I am 5' 1.5" and have big feet haha


----------



## tay123 (Nov 26, 2014)

lab49232 said:


> Photos... and do you have everything centered?


I am trying to put photos on here but it will not let me. I think everything is centered


----------



## lab49232 (Sep 13, 2011)

What angles are you using. It will be hard to tell for sure without pictures but overhang is normal and desired. You want your toes and heels hanging slightly off the board. Make sure you have equal length toe and heel hang though.too much one way or the other and you get toe or heel drag.


----------



## KayZ (Jan 19, 2014)

If you put your bindigns perpendicular to the board they will of course overhang. You usually ride at 10-25 degrees outward (diagonnally when looking at the board)

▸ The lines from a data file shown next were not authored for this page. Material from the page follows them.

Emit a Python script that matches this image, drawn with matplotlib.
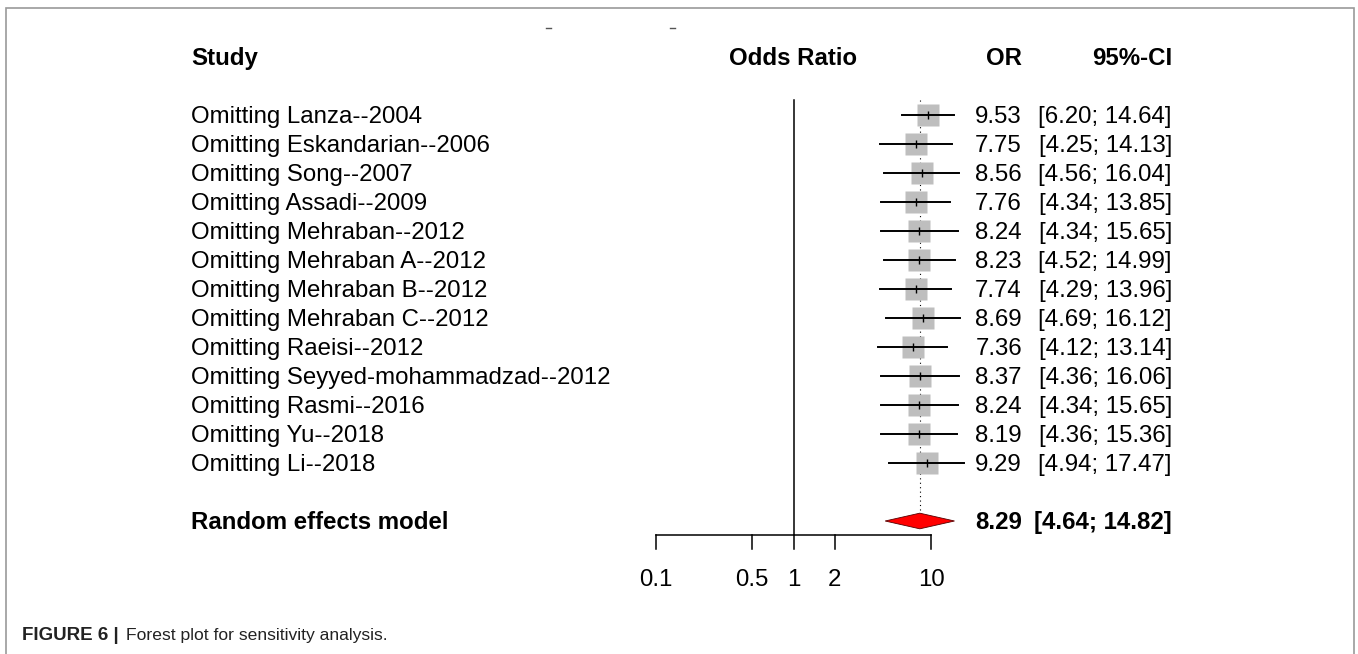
import numpy as np
import matplotlib
matplotlib.use("Agg")
from matplotlib import pyplot as plt
from matplotlib import transforms
from matplotlib.patches import Polygon, Rectangle

plt.rcParams['font.family'] = ['Liberation Sans', 'DejaVu Sans']

# Leave-one-out results
estudos = ["Omitting Lanza--2004", "Omitting Eskandarian--2006", "Omitting Song--2007",
           "Omitting Assadi--2009", "Omitting Mehraban--2012", "Omitting Mehraban A--2012",
           "Omitting Mehraban B--2012", "Omitting Mehraban C--2012", "Omitting Raeisi--2012",
           "Omitting Seyyed-mohammadzad--2012", "Omitting Rasmi--2016", "Omitting Yu--2018",
           "Omitting Li--2018"]
odds = [9.53, 7.75, 8.56, 7.76, 8.24, 8.23, 7.74, 8.69, 7.36, 8.37, 8.24, 8.19, 9.29]
ic_inf = [6.20, 4.25, 4.56, 4.34, 4.34, 4.52, 4.29, 4.69, 4.12, 4.36, 4.34, 4.36, 4.94]
ic_sup = [14.64, 14.13, 16.04, 13.85, 15.65, 14.99, 13.96, 16.12, 13.14, 16.06, 15.65, 15.36, 17.47]

# Random effects model
modelo_or = 8.29
modelo_inf = 4.64
modelo_sup = 14.82

ticks = [0.1, 0.5, 1, 2, 10]
tick_labels = ["0.1", "0.5", "1", "2", "10"]

W, H = 1358, 654
fig = plt.figure(figsize=(W / 100, H / 100), dpi=100)
ax = fig.add_axes([0, 0, 1, 1])
ax.set_xscale('log')
# 1 fica em x=793.5 px, uma década = 137.5 px; uma linha = 29 px, primeira linha em 115 px
ax.set_xlim(10 ** (-793.5 / 137.5), 10 ** ((W - 793.5) / 137.5))
ax.set_ylim((H - 115) / 29, -115 / 29)
ax.axis('off')

# texto: x em fração da figura, y em linhas
trans = transforms.blended_transform_factory(fig.transFigure, ax.transData)
fs = 17.3
base = 0.28  # deslocamento da linha de base

y_head = -2.0
ax.text(191 / W, y_head + base, "Study", transform=trans, fontsize=fs, fontweight='bold', va='baseline')
ax.text(1, y_head + base, "Odds Ratio", fontsize=fs, fontweight='bold', va='baseline', ha='center')
ax.text(1022 / W, y_head + base, "OR", transform=trans, fontsize=fs, fontweight='bold', va='baseline', ha='right')
ax.text(1172 / W, y_head + base, "95%-CI", transform=trans, fontsize=fs, fontweight='bold', va='baseline', ha='right')

n = len(estudos)
y_mod = n + 1

# linhas de referência
ax.plot([1, 1], [-0.52, 14.48], color='black', lw=1.1)
ax.plot([modelo_or, modelo_or], [-0.5, y_mod - 0.3], color='black', lw=0.8, ls=(0, (1, 3)))

for i in range(n):
    ax.plot(odds[i], i, marker='s', ms=15.8, color='#bebebe', mec='none', zorder=3)
    ax.plot([ic_inf[i], ic_sup[i]], [i, i], color='black', lw=1.4, zorder=4)
    ax.plot(odds[i], i, marker='|', ms=6, color='black', mew=1, zorder=5)
    ax.text(191 / W, i + base, estudos[i], transform=trans, fontsize=fs, va='baseline')
    ax.text(1022 / W, i + base, "%.2f" % odds[i], transform=trans, fontsize=fs, va='baseline', ha='right')
    ax.text(1172 / W, i + base, "[%.2f; %.2f]" % (ic_inf[i], ic_sup[i]), transform=trans,
            fontsize=fs, va='baseline', ha='right')

# diamante do modelo
losango = Polygon([[modelo_inf, y_mod], [modelo_or, y_mod - 0.27],
                   [modelo_sup, y_mod], [modelo_or, y_mod + 0.27]],
                  closed=True, facecolor='red', edgecolor='#550000', lw=0.6, zorder=3)
ax.add_patch(losango)
ax.text(191 / W, y_mod + base, "Random effects model", transform=trans, fontsize=fs,
        fontweight='bold', va='baseline')
ax.text(1022 / W, y_mod + base, "%.2f" % modelo_or, transform=trans, fontsize=fs,
        fontweight='bold', va='baseline', ha='right')
ax.text(1172 / W, y_mod + base, "[%.2f; %.2f]" % (modelo_inf, modelo_sup), transform=trans,
        fontsize=fs, fontweight='bold', va='baseline', ha='right')

# eixo x
y_eixo = 14.48
ax.plot([ticks[0], ticks[-1]], [y_eixo, y_eixo], color='black', lw=1.1)
for t, lab in zip(ticks, tick_labels):
    ax.plot([t, t], [y_eixo, y_eixo + 0.5], color='black', lw=1.1)
    ax.text(t, 16.24, lab, fontsize=fs, ha='center', va='baseline')

# marcas cortadas do título no topo
ax.plot([10 ** ((546 - 793.5) / 137.5), 10 ** ((551 - 793.5) / 137.5)], [-3.0, -3.0], color='#555555', lw=1)
ax.plot([10 ** ((670 - 793.5) / 137.5), 10 ** ((675 - 793.5) / 137.5)], [-3.0, -3.0], color='#555555', lw=1)

# moldura e legenda da figura
fig.patches.append(Rectangle((6 / W, -0.1), 1348 / W, 1.1 - 8 / H, transform=fig.transFigure,
                             fill=False, edgecolor='#9a9a9a', lw=1.2))
y_leg = 1 - 640 / H
fig.text(22 / W, y_leg, "FIGURE 6 |", fontsize=13.5, fontweight='bold', va='baseline', color='#222222')
fig.text(126 / W, y_leg, "Forest plot for sensitivity analysis.", fontsize=12.6, va='baseline', color='#222222')

plt.savefig("out.png", dpi=100)
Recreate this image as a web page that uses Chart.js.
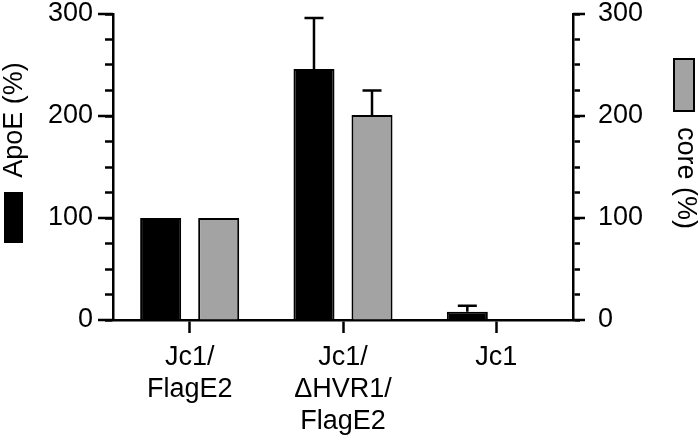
<!DOCTYPE html>
<html>
<head>
<meta charset="utf-8">
<script src="https://cdn.jsdelivr.net/npm/chart.js@4.4.0/dist/chart.umd.min.js"></script>
<style>
  html, body { margin: 0; padding: 0; background: #fff; }
  #wrap { width: 700px; height: 442px; }
</style>
</head>
<body>
<div id="wrap"><canvas id="barChart" width="700" height="442"></canvas></div>
<script>
// data
const categories = [['Jc1/', 'FlagE2'], ['Jc1/', '\u0394HVR1/', 'FlagE2'], ['Jc1']];
const apoeValues = [100, 246, 8];
const apoeErrors = [0, 50, 6];
const coreValues = [100, 201, 0];
const coreErrors = [0, 24, 0];
const majorTicks = [0, 100, 200, 300];

const FONT = '"Liberation Sans", Arial, sans-serif';
const SIZE = 27;
Chart.defaults.font.family = FONT;
Chart.defaults.color = '#000';

// upward error bars from the bar tops
const errorBars = {
    id: 'errorBars',
    afterDatasetsDraw(chart) {
        const ctx = chart.ctx;
        const y = chart.scales.y;
        const errs = [apoeErrors, coreErrors];
        ctx.save();
        ctx.strokeStyle = '#000';
        ctx.lineWidth = 2.5;
        chart.data.datasets.forEach((ds, di) => {
            chart.getDatasetMeta(di).data.forEach((bar, i) => {
                const e = errs[di][i];
                if (!e) return;
                const yTop = y.getPixelForValue(ds.data[i] + e);
                const yBar = y.getPixelForValue(ds.data[i]);
                ctx.beginPath();
                ctx.moveTo(bar.x, yBar);
                ctx.lineTo(bar.x, yTop);
                ctx.moveTo(bar.x - 9.5, yTop);
                ctx.lineTo(bar.x + 9.5, yTop);
                ctx.stroke();
            });
        });
        ctx.restore();
    }
};

// longer major ticks, side keys and rotated axis titles
const decorations = {
    id: 'decorations',
    afterDraw(chart) {
        const ctx = chart.ctx;
        const yl = chart.scales.y;
        const yr = chart.scales.y2;
        ctx.save();
        ctx.strokeStyle = '#000';
        ctx.lineWidth = 2.5;
        majorTicks.forEach(v => {
            const py = yl.getPixelForValue(v);
            ctx.beginPath();
            ctx.moveTo(yl.right - 15, py);
            ctx.lineTo(yl.right, py);
            ctx.moveTo(yr.left, py);
            ctx.lineTo(yr.left + 12, py);
            ctx.stroke();
        });

        // left: black key + "ApoE (%)"
        ctx.fillStyle = '#000';
        ctx.fillRect(4, 192, 19, 51);
        ctx.font = SIZE + 'px ' + FONT;
        ctx.textAlign = 'center';
        ctx.textBaseline = 'middle';
        ctx.save();
        ctx.translate(15, 120);
        ctx.rotate(-Math.PI / 2);
        ctx.fillText('ApoE (%)', 0, 0);
        ctx.restore();

        // right: grey key + "core (%)"
        ctx.fillStyle = '#a3a3a3';
        ctx.fillRect(674, 59, 20, 52);
        ctx.lineWidth = 2;
        ctx.strokeRect(674, 59, 20, 52);
        ctx.fillStyle = '#000';
        ctx.save();
        ctx.translate(685, 178);
        ctx.rotate(Math.PI / 2);
        ctx.fillText('core (%)', 0, 0);
        ctx.restore();
        ctx.restore();
    }
};

const tickLabel = v => (v % 100 === 0 ? String(v) : '');
const noPad = s => { s.paddingTop = 0; s.paddingBottom = 0; };

const ctx = document.getElementById('barChart').getContext('2d');
new Chart(ctx, {
    type: 'bar',
    data: {
        labels: categories,
        datasets: [{
            label: 'ApoE (%)',
            data: apoeValues,
            backgroundColor: '#000',
            borderColor: '#000',
            borderWidth: 2,
            yAxisID: 'y'
        }, {
            label: 'core (%)',
            data: coreValues,
            backgroundColor: '#a3a3a3',
            borderColor: '#000',
            borderWidth: 2,
            yAxisID: 'y'
        }]
    },
    options: {
        responsive: false,
        animation: false,
        categoryPercentage: 0.757,
        barPercentage: 0.707,
        layout: { padding: { top: 14, left: 0, right: 0, bottom: 0 } },
        plugins: {
            legend: { display: false },
            tooltip: { enabled: false }
        },
        scales: {
            x: {
                grid: {
                    offset: false,
                    drawOnChartArea: false,
                    tickLength: 13,
                    tickColor: '#000',
                    tickWidth: 2.5
                },
                border: { color: '#000', width: 2.5 },
                ticks: { font: { size: SIZE, lineHeight: 1.2 }, padding: 8, maxRotation: 0 },
                afterFit: s => { s.height = 122; s.paddingLeft = 0; s.paddingRight = 0; }
            },
            y: {
                position: 'left',
                min: 0,
                max: 300,
                grid: {
                    drawOnChartArea: false,
                    tickLength: 8,
                    tickColor: '#000',
                    tickWidth: 2.5
                },
                border: { color: '#000', width: 2.5 },
                ticks: { stepSize: 25, autoSkip: false, callback: tickLabel, font: { size: SIZE }, padding: 12 },
                afterFit: s => { s.width = 113; noPad(s); }
            },
            y2: {
                position: 'right',
                min: 0,
                max: 300,
                grid: {
                    drawOnChartArea: false,
                    tickLength: 7,
                    tickColor: '#000',
                    tickWidth: 2.5
                },
                border: { color: '#000', width: 2.5 },
                ticks: { stepSize: 25, autoSkip: false, callback: tickLabel, font: { size: SIZE }, padding: 18 },
                afterFit: s => { s.width = 127; noPad(s); }
            }
        }
    },
    plugins: [errorBars, decorations]
});
</script>
</body>
</html>
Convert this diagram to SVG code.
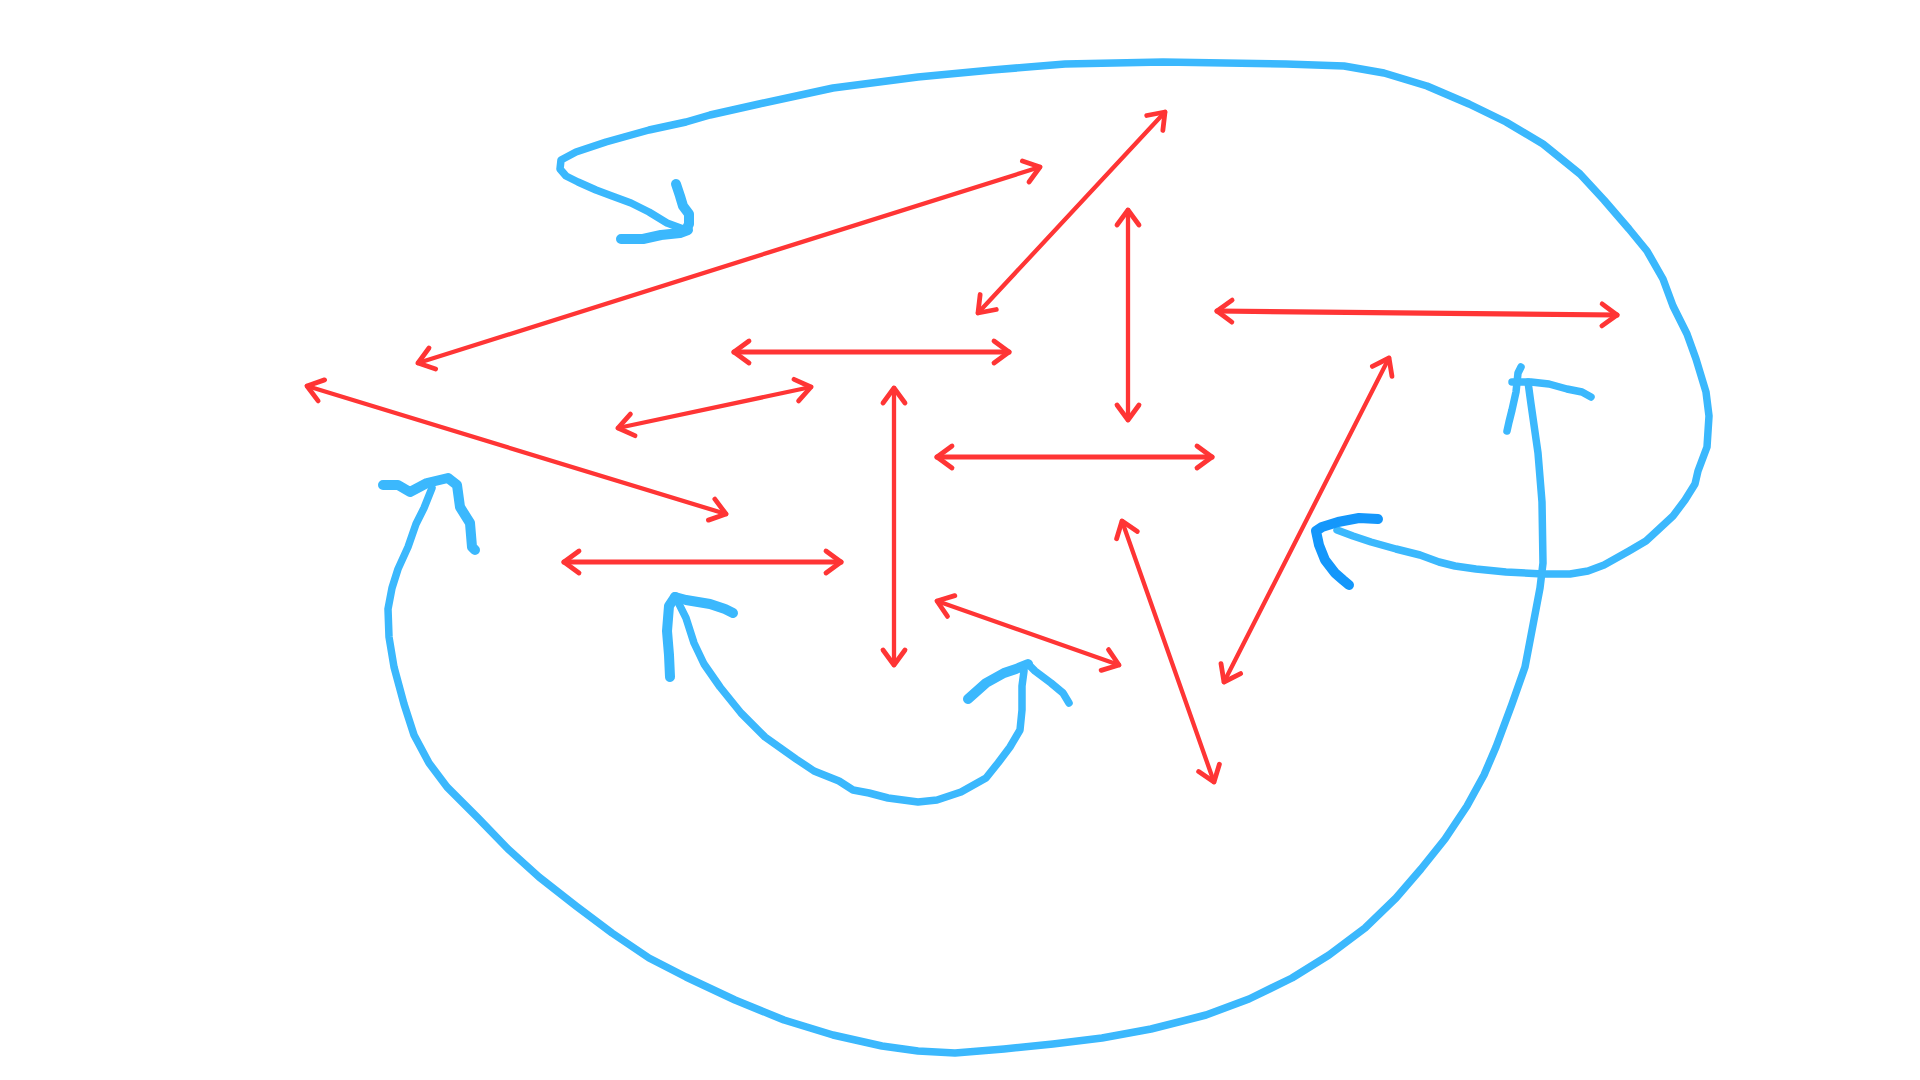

This compensates for boot size tremendously


----------



## slyder (Jan 18, 2010)

If you bought it from a local shop they would be more than happy to get your set up right for you. I know it's sometimes more and if you find a good local shop there can be lots of perks. 

Even though you can't post pics dump the pic to a file share program and just use the link


----------



## onel0wcubn (Oct 8, 2009)

lab49232 said:


> What angles are you using. It will be hard to tell for sure without pictures but overhang is normal and desired. You want your toes and heels hanging slightly off the board. Make sure you have equal length toe and heel hang though.too much one way or the other and you get toe or heel drag.


This.. Make sure you have equal heel and toe hanging off the board. They make Wide boards for people with bigger feet, in your case since you are short with big feet you should try playing around with the angle of your bindings. Find something that is comfortable for you and tweak it as you ride.


----------